— start of Data shown —

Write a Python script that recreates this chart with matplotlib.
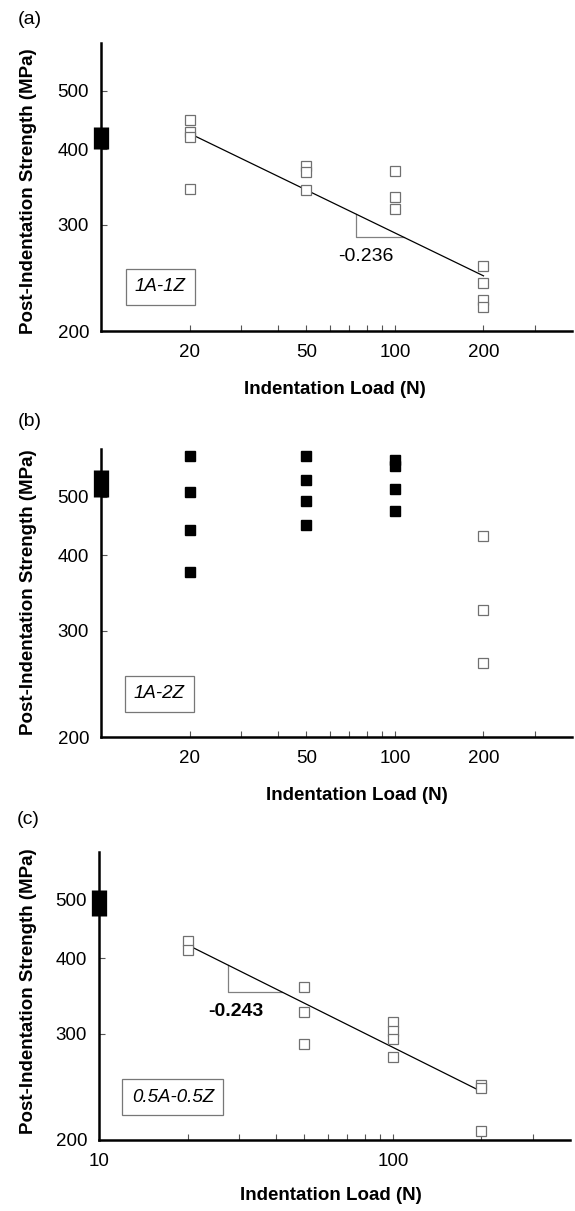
import matplotlib
matplotlib.use('Agg')
import matplotlib.pyplot as plt
from matplotlib.ticker import NullFormatter
import numpy as np

plt.rcParams['font.family'] = ['Liberation Sans', 'DejaVu Sans']

# ---- data ----
# (a) 1A-1Z : all open squares, power-law fit
a_load = [20, 20, 20, 20, 50, 50, 50, 100, 100, 100, 200, 200, 200, 200]
a_strength = [448, 427, 420, 344, 375, 367, 342, 368, 333, 319, 256, 240, 225, 219]
a_unindented = (401, 435)
a_fit_at20 = 425
a_slope = -0.236
a_tri_corner = (73.6, 286)

# (b) 1A-2Z : filled squares (no failure at indent), open squares at 200 N
b_load_filled = [20, 20, 20, 20, 50, 50, 50, 50, 100, 100, 100, 100]
b_strength_filled = [585, 510, 440, 376, 585, 533, 492, 449, 575, 562, 515, 473]
b_load_open = [200, 200, 200]
b_strength_open = [431, 325, 265]
b_unindented = (500, 554)

# (c) 0.5A-0.5Z
c_load = [20, 20, 50, 50, 50, 100, 100, 100, 100, 200, 200, 200]
c_strength = [427, 413, 359, 326, 289, 314, 303, 294, 274, 247, 244, 207]
c_unindented = (470, 520)
c_fit_at20 = 421
c_slope = -0.243
c_tri_corner = (27.4, 352)

W, H = 575, 1211
fig = plt.figure(figsize=(W / 100, H / 100), dpi=100)


def px(x, y):
    return x / W, 1 - y / H


def make_axes(left, right, bottom):
    top = bottom - 288
    x0, y0 = px(left, bottom)
    return fig.add_axes([x0, y0, (right - left) / W, 288 / H])


def style_axes(ax, major, minor):
    ax.set_xscale('log')
    ax.set_yscale('log')
    ax.set_xlim(10, 400)
    ax.set_ylim(200, 600)
    for s in ['top', 'right']:
        ax.spines[s].set_visible(False)
    for s in ['left', 'bottom']:
        ax.spines[s].set_linewidth(1.8)
    ax.set_xticks(major, [str(m) for m in major])
    ax.set_xticks(minor, minor=True)
    ax.xaxis.set_minor_formatter(NullFormatter())
    ax.set_yticks([200, 300, 400, 500], ['200', '300', '400', '500'])
    ax.set_yticks([], minor=True)
    ax.tick_params(axis='both', which='both', direction='in', length=4,
                   width=0.8, color='#555555', labelsize=13.5)
    ax.tick_params(axis='x', which='major', pad=9.5)
    ax.tick_params(axis='y', which='major', pad=8.5)


def unindented_bar(ax, rng):
    ax.vlines(10, rng[0], rng[1], colors='black', linewidth=11,
              clip_on=False, zorder=6)


def open_squares(ax, x, y):
    ax.plot(x, y, 's', ms=7, mfc='white', mec='#707070', mew=0.9,
            linestyle='none', zorder=4, clip_on=False)


def fit_line(ax, y20, slope, corner):
    xs = np.array([20.0, 200.0])
    ax.plot(xs, y20 * (xs / 20) ** slope, color='black', lw=0.9, zorder=3)
    cx, cy = corner
    top = y20 * (cx / 20) ** slope
    xend = 20 * (cy / y20) ** (1 / slope)
    ax.plot([cx, cx, xend], [top, cy, cy], color='#808080', lw=0.9, zorder=2)


ab_major = [20, 50, 100, 200]
ab_minor = [30, 40, 60, 70, 80, 90, 300]

# ---- (a) ----
ax_a = make_axes(101, 572, 331)
style_axes(ax_a, ab_major, ab_minor)
fit_line(ax_a, a_fit_at20, a_slope, a_tri_corner)
open_squares(ax_a, a_load, a_strength)
unindented_bar(ax_a, a_unindented)
ax_a.text(79.6, 265.4, '-0.236', fontsize=14, ha='center', va='center')

# ---- (b) ----
ax_b = make_axes(101, 572, 737)
style_axes(ax_b, ab_major, ab_minor)
ax_b.plot(b_load_filled, b_strength_filled, 's', ms=7.5, color='black',
          linestyle='none', zorder=4, clip_on=False)
open_squares(ax_b, b_load_open, b_strength_open)
unindented_bar(ax_b, b_unindented)

# ---- (c) ----
ax_c = make_axes(99, 570, 1140)
style_axes(ax_c, [10, 100], [20, 30, 40, 50, 60, 70, 80, 90, 200, 300])
fit_line(ax_c, c_fit_at20, c_slope, c_tri_corner)
open_squares(ax_c, c_load, c_strength)
unindented_bar(ax_c, c_unindented)
ax_c.text(29.3, 326.4, '-0.243', fontsize=14, fontweight='bold',
          ha='center', va='center')

# ---- labels ----
box = dict(boxstyle='square,pad=0.5', fc='white', ec='#777777', lw=0.9)
for label, (bx, by) in [('1A-1Z', (160.5, 287)), ('1A-2Z', (159.5, 694)),
                        ('0.5A-0.5Z', (173, 1097))]:
    fig.text(*px(bx, by), label, fontsize=13.5, style='italic',
             ha='center', va='center', bbox=box)

for lab, (lx, ly) in [('(a)', (29.5, 20)), ('(b)', (30, 422)), ('(c)', (28.5, 820))]:
    fig.text(*px(lx, ly), lab, fontsize=14, ha='center', va='center')

for yc in [191, 592, 991]:
    fig.text(*px(29, yc), 'Post-Indentation Strength (MPa)', fontsize=13.5,
             fontweight='bold', rotation=90, ha='center', va='center')

for xc, yc in [(335, 389), (357, 795), (331, 1195)]:
    fig.text(*px(xc, yc), 'Indentation Load (N)', fontsize=13.5,
             fontweight='bold', ha='center', va='center')

fig.savefig('out.png', dpi=100)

— end of Data shown —

Pull out each line containing the word "matplotlib" and copy it.

Write a Python script that recreates this chart with matplotlib.
import matplotlib
matplotlib.use('Agg')
import matplotlib.pyplot as plt
from matplotlib.ticker import NullFormatter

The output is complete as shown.